_WHAT YOU SHOULD DO_
Reproduce all the lines exactly as they stand, apart from the pictures.

_INFORMATION PROVIDED_

____________________

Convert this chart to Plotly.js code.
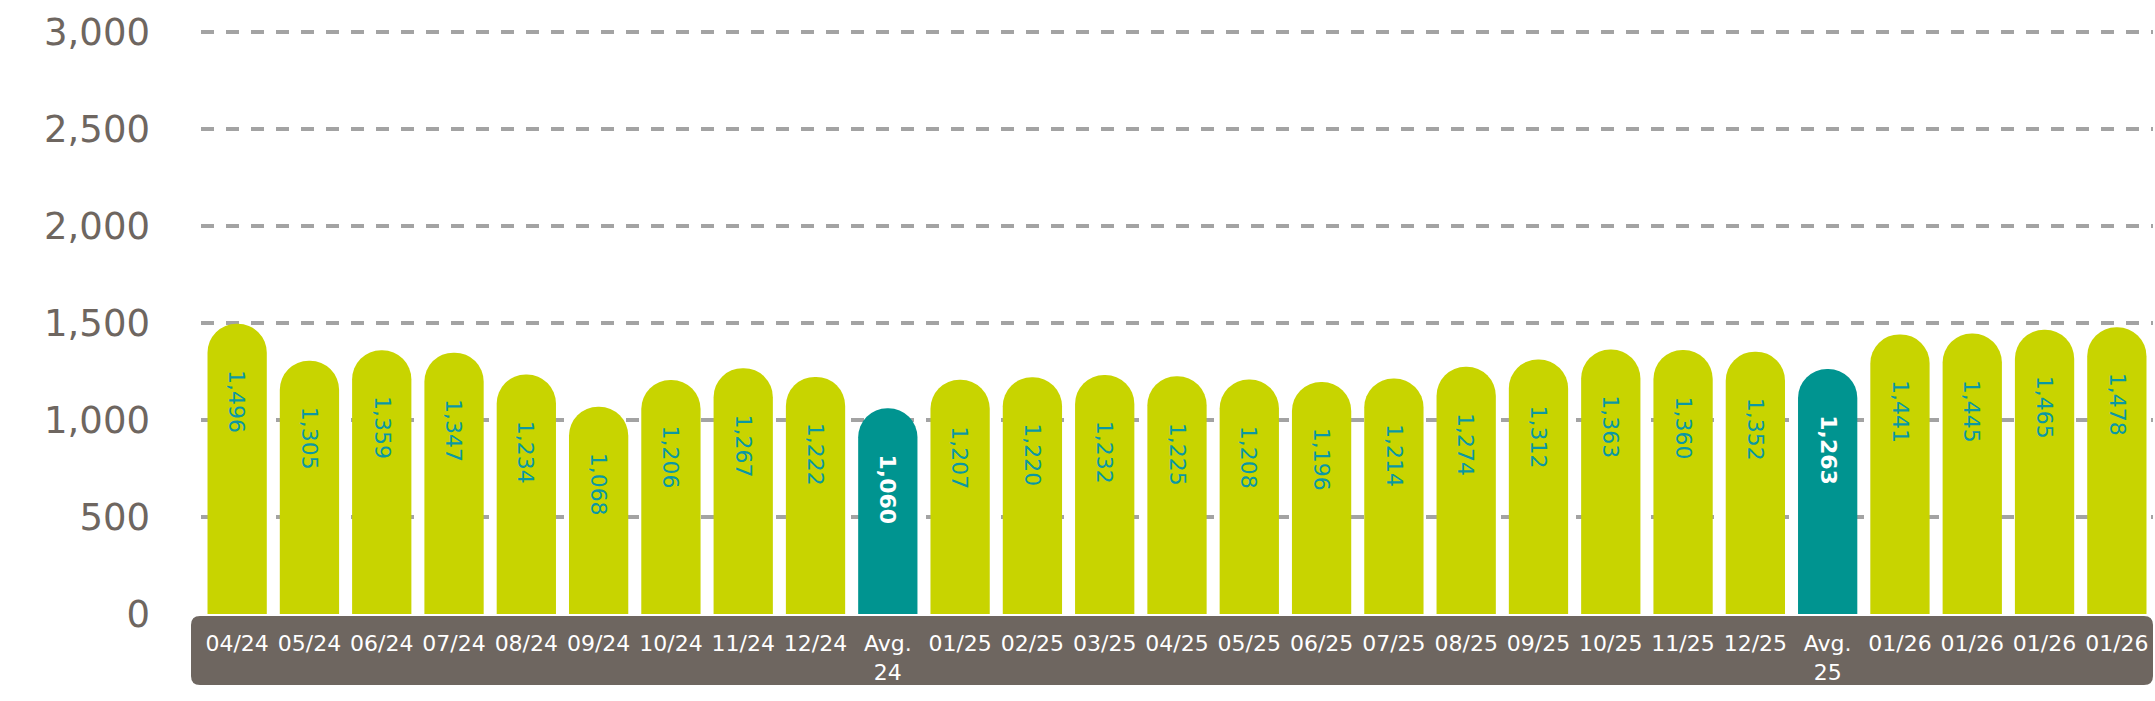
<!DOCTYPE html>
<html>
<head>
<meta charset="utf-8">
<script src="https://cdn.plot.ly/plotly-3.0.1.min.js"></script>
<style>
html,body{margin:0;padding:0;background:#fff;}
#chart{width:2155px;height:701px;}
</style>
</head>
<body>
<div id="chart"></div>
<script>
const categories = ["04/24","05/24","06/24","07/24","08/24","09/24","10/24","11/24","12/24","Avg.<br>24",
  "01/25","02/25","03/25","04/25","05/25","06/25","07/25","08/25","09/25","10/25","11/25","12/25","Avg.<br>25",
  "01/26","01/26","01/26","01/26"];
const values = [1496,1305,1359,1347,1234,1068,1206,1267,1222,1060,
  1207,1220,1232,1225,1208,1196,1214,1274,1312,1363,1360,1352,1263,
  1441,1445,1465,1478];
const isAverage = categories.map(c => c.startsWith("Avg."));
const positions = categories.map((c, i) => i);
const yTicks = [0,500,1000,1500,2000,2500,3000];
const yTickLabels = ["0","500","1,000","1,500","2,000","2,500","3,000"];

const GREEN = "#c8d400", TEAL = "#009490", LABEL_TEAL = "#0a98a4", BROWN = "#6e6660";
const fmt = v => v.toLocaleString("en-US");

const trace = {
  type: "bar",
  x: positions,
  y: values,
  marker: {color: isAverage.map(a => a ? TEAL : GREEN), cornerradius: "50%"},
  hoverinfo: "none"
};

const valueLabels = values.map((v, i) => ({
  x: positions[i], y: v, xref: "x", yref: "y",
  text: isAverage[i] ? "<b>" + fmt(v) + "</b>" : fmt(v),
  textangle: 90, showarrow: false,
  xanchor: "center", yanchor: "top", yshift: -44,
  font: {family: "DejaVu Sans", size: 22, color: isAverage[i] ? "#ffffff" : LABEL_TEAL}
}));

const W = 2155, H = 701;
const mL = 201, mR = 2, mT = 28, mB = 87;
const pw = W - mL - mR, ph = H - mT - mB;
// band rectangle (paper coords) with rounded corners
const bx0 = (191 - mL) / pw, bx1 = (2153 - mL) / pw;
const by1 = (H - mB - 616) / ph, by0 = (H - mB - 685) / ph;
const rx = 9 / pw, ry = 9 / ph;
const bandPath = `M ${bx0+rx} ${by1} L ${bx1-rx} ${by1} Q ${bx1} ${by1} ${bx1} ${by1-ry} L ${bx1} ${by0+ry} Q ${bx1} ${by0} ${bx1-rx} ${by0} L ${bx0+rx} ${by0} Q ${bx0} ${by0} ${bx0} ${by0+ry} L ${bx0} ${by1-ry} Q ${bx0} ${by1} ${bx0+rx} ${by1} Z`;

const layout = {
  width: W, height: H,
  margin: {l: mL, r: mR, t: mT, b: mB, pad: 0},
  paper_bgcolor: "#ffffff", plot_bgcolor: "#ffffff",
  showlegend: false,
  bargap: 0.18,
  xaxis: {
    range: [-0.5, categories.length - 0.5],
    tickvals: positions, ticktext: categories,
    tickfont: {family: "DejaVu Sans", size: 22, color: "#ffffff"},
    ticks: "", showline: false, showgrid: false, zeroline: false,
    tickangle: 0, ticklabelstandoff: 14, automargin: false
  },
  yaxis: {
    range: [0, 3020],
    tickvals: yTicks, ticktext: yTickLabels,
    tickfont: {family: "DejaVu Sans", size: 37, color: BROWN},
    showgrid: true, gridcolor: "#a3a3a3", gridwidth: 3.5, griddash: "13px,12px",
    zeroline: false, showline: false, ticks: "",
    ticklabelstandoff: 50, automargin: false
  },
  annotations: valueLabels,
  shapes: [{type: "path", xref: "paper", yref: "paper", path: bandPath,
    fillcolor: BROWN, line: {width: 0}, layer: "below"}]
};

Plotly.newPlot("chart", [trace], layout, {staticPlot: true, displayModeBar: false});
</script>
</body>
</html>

____________________

_SOLUTION FOR THIS TASK_
Convert this chart to Plotly.js code.
<!DOCTYPE html>
<html>
<head>
<meta charset="utf-8">
<script src="https://cdn.plot.ly/plotly-3.0.1.min.js"></script>
<style>
html,body{margin:0;padding:0;background:#fff;}
#chart{width:2155px;height:701px;}
</style>
</head>
<body>
<div id="chart"></div>
<script>
const categories = ["04/24","05/24","06/24","07/24","08/24","09/24","10/24","11/24","12/24","Avg.<br>24",
  "01/25","02/25","03/25","04/25","05/25","06/25","07/25","08/25","09/25","10/25","11/25","12/25","Avg.<br>25",
  "01/26","01/26","01/26","01/26"];
const values = [1496,1305,1359,1347,1234,1068,1206,1267,1222,1060,
  1207,1220,1232,1225,1208,1196,1214,1274,1312,1363,1360,1352,1263,
  1441,1445,1465,1478];
const isAverage = categories.map(c => c.startsWith("Avg."));
const positions = categories.map((c, i) => i);
const yTicks = [0,500,1000,1500,2000,2500,3000];
const yTickLabels = ["0","500","1,000","1,500","2,000","2,500","3,000"];

const GREEN = "#c8d400", TEAL = "#009490", LABEL_TEAL = "#0a98a4", BROWN = "#6e6660";
const fmt = v => v.toLocaleString("en-US");

const trace = {
  type: "bar",
  x: positions,
  y: values,
  marker: {color: isAverage.map(a => a ? TEAL : GREEN), cornerradius: "50%"},
  hoverinfo: "none"
};

const valueLabels = values.map((v, i) => ({
  x: positions[i], y: v, xref: "x", yref: "y",
  text: isAverage[i] ? "<b>" + fmt(v) + "</b>" : fmt(v),
  textangle: 90, showarrow: false,
  xanchor: "center", yanchor: "top", yshift: -44,
  font: {family: "DejaVu Sans", size: 22, color: isAverage[i] ? "#ffffff" : LABEL_TEAL}
}));

const W = 2155, H = 701;
const mL = 201, mR = 2, mT = 28, mB = 87;
const pw = W - mL - mR, ph = H - mT - mB;
// band rectangle (paper coords) with rounded corners
const bx0 = (191 - mL) / pw, bx1 = (2153 - mL) / pw;
const by1 = (H - mB - 616) / ph, by0 = (H - mB - 685) / ph;
const rx = 9 / pw, ry = 9 / ph;
const bandPath = `M ${bx0+rx} ${by1} L ${bx1-rx} ${by1} Q ${bx1} ${by1} ${bx1} ${by1-ry} L ${bx1} ${by0+ry} Q ${bx1} ${by0} ${bx1-rx} ${by0} L ${bx0+rx} ${by0} Q ${bx0} ${by0} ${bx0} ${by0+ry} L ${bx0} ${by1-ry} Q ${bx0} ${by1} ${bx0+rx} ${by1} Z`;

const layout = {
  width: W, height: H,
  margin: {l: mL, r: mR, t: mT, b: mB, pad: 0},
  paper_bgcolor: "#ffffff", plot_bgcolor: "#ffffff",
  showlegend: false,
  bargap: 0.18,
  xaxis: {
    range: [-0.5, categories.length - 0.5],
    tickvals: positions, ticktext: categories,
    tickfont: {family: "DejaVu Sans", size: 22, color: "#ffffff"},
    ticks: "", showline: false, showgrid: false, zeroline: false,
    tickangle: 0, ticklabelstandoff: 14, automargin: false
  },
  yaxis: {
    range: [0, 3020],
    tickvals: yTicks, ticktext: yTickLabels,
    tickfont: {family: "DejaVu Sans", size: 37, color: BROWN},
    showgrid: true, gridcolor: "#a3a3a3", gridwidth: 3.5, griddash: "13px,12px",
    zeroline: false, showline: false, ticks: "",
    ticklabelstandoff: 50, automargin: false
  },
  annotations: valueLabels,
  shapes: [{type: "path", xref: "paper", yref: "paper", path: bandPath,
    fillcolor: BROWN, line: {width: 0}, layer: "below"}]
};

Plotly.newPlot("chart", [trace], layout, {staticPlot: true, displayModeBar: false});
</script>
</body>
</html>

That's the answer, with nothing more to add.